Comment #65529 by Dr Benway on August 24, 2007 at 3:36 pm

Corylus: ...A nasty confusion between critical thinking and critical theory.
I think you're right. The student was wondering aloud why her teacher didn't like her paper. Either she'd developed a sense of "critical thinking" more in line with the notion of criticism, and so missed the mark, or there's some other communication problem with the teacher.

In a debate over textual interpretation, the person offering the most coherent and, well, sexy point of view dominates. But this approach is not appropriate to science. Science strives to be independent of particular subjectivities. You'll never read something like, "Analyzing these data from a feminist perspective, we find that..."in a proper scientific paper.

A lot of smart, powerful people running our government don't seem to appreciate the distinction between critical thinking and criticism.
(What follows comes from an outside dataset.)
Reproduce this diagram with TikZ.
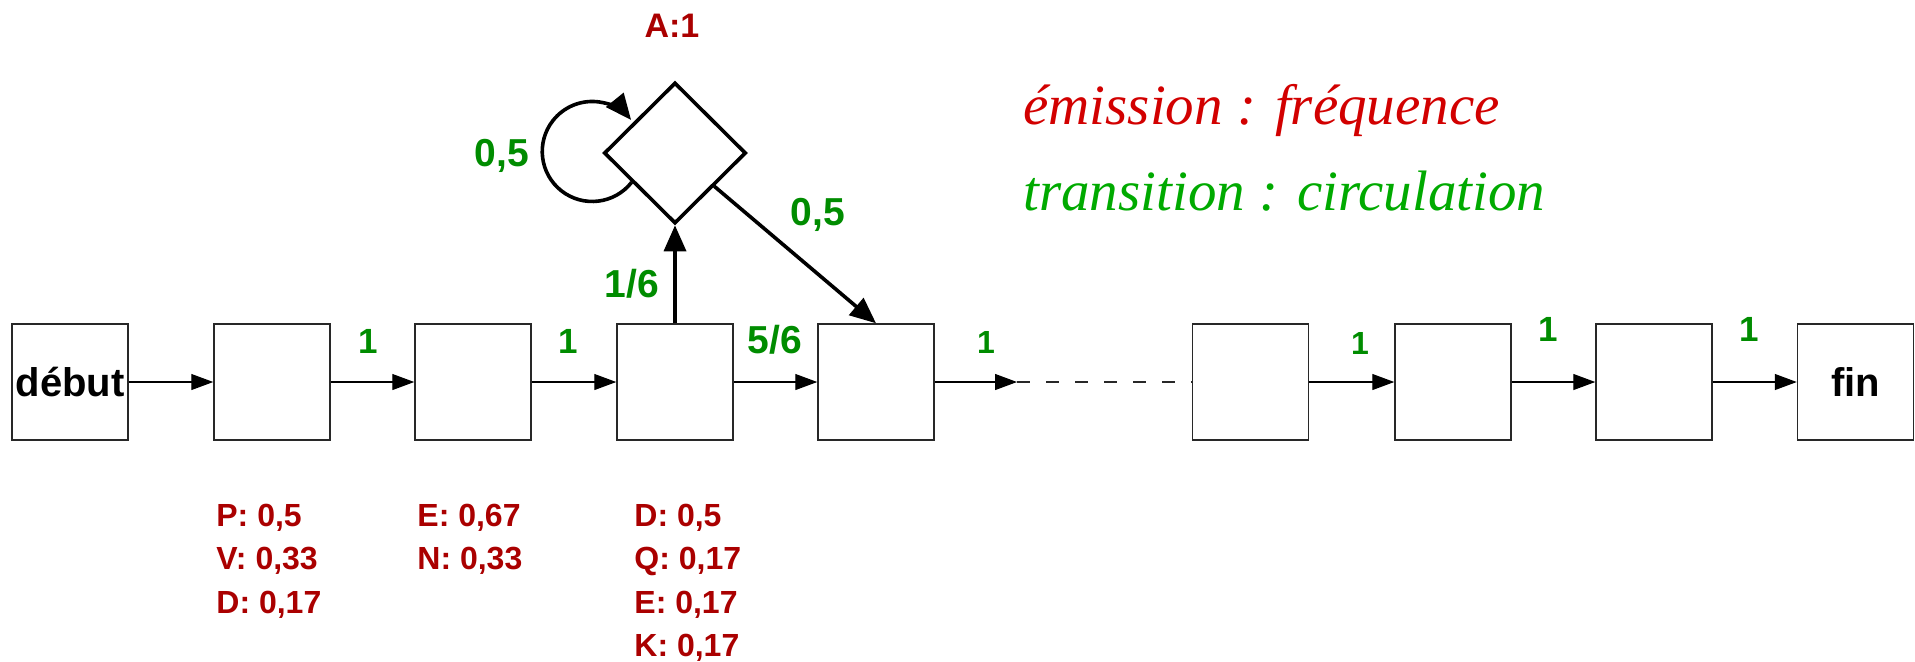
\documentclass[tikz,border=0pt]{standalone}
\usepackage{fontspec}
\setmainfont{Liberation Sans}
\newfontfamily\legendfont{Liberation Serif}
\usetikzlibrary{arrows.meta,shapes.geometric}
\definecolor{labgreen}{RGB}{0,140,0}
\definecolor{labred}{RGB}{170,0,0}
\definecolor{legred}{RGB}{210,0,0}
\definecolor{leggreen}{RGB}{0,170,0}
\definecolor{boxgray}{RGB}{40,40,40}
\begin{document}
\begin{tikzpicture}[x=0.5pt,y=-0.5pt,
  stbox/.style={draw=boxgray,line width=0.75pt,minimum width=58pt,minimum height=58pt,inner sep=0pt,
    font=\bfseries\fontsize{20}{24}\selectfont},
  statediamond/.style={diamond,draw=black,line width=1.8pt,minimum width=71pt,minimum height=70.5pt,inner sep=0pt},
  thinarrow/.style={draw=black,line width=0.6pt,-{Triangle[length=11pt,width=8pt]}},
  thickarrow/.style={draw=black,line width=1.8pt,-{Triangle[length=13pt,width=11pt]}},
  translab/.style={text=labgreen,anchor=base,inner sep=0pt,font=\bfseries\fontsize{17.5}{20}\selectfont},
  translabsmall/.style={translab,font=\bfseries\fontsize{16}{19}\selectfont},
  translabbig/.style={translab,font=\bfseries\fontsize{19.5}{23}\selectfont},
  emitlab/.style={text=labred,anchor=base west,inner sep=0pt,font=\bfseries\fontsize{16}{19}\selectfont},
  legendtext/.style={anchor=base west,inner sep=0pt,font=\legendfont\itshape\fontsize{28.5}{34}\selectfont}
]
\useasboundingbox (0,0) rectangle (1915,661);

% states
\node[stbox] (debut) at (70,382) {début};
\node[stbox] (s2) at (272,382) {};
\node[stbox] (s3) at (473,382) {};
\node[stbox] (s4) at (675,382) {};
\node[stbox] (s5) at (876,382) {};
\node[stbox] (s6) at (1250.5,382) {};
\node[stbox] (s7) at (1453,382) {};
\node[stbox] (s8) at (1654,382) {};
\node[stbox] (fin) at (1855.5,382) {fin};
\node[statediamond] (d) at (675,153) {};
\coordinate (gap) at (1017,382);

% connectors
\draw[thinarrow] (debut) -- (s2);
\draw[thinarrow] (s2) -- (s3);
\draw[thinarrow] (s3) -- (s4);
\draw[thinarrow] (s4) -- (s5);
\draw[thinarrow] (s5) -- (gap);
\draw[draw=boxgray,line width=0.6pt,dash pattern=on 6.5pt off 8pt] (gap) -- (s6);
\draw[thinarrow] (s6) -- (s7);
\draw[thinarrow] (s7) -- (s8);
\draw[thinarrow] (s8) -- (fin);
\draw[thickarrow] (s4.north) -- (d.south);
\draw[thickarrow] (d) -- (s5.north);
\draw[thickarrow] (d.214) arc[start angle=-38,end angle=-321,radius=25pt];

% transition labels
\node[translab] (t23) at (368,353) {1};
\node[translab] (t34) at (568,353) {1};
\node[translabbig] (t45) at (775,353) {5/6};
\node[translabsmall] (t5g) at (986,353) {1};
\node[translabsmall] (t67) at (1360,354) {1};
\node[translab] (t78) at (1548,341) {1};
\node[translab] (t8f) at (1749,341) {1};
\node[translabbig] (t4d) at (632,297) {1/6};
\node[translabbig] (tdd) at (502,166) {0,5};
\node[translabbig] (td5) at (818,225) {0,5};

% emission labels
\node[text=labred,anchor=base,inner sep=0pt,font=\bfseries\fontsize{17}{20}\selectfont] (ea) at (672,37) {A:1};
\node[emitlab] (e2a) at (216,526) {P: 0,5};
\node[emitlab] (e2b) at (216,569.5) {V: 0,33};
\node[emitlab] (e2c) at (216,613) {D: 0,17};
\node[emitlab] (e3a) at (417,526) {E: 0,67};
\node[emitlab] (e3b) at (417,569.5) {N: 0,33};
\node[emitlab] (e4a) at (634,526) {D: 0,5};
\node[emitlab] (e4b) at (634,569.5) {Q: 0,17};
\node[emitlab] (e4c) at (634,613) {E: 0,17};
\node[emitlab] (e4d) at (634,656.5) {K: 0,17};

% legend
\node[legendtext,text=legred] (leg1) at (1023,124) {émission : fréquence};
\node[legendtext,text=leggreen] (leg2) at (1023,210) {transition : circulation};
\end{tikzpicture}
\end{document}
You might sell a social policy with a clever marketing campaign. But you can't establish scientific truth like this. You can't make intelligent design a more plausible hypothesis by pouring money into an MTV style movie. ID will remain bollocks no matter how many people vote to teach it in school.

Imagine being a shuttle astronaut. One engineering team wants to convince you that the foam hitting the craft during liftoff isn't a serious problem; another team is worried. In deciding whether or not to fly, would any of these factors make a difference: which team has more supporters, nicer Powerpoint slides, tastier finger foods at their parties, more attractive speakers, better funding, or a political party affiliation like your own.

Truth isn't always a function of the narrative. I'm sorry. No.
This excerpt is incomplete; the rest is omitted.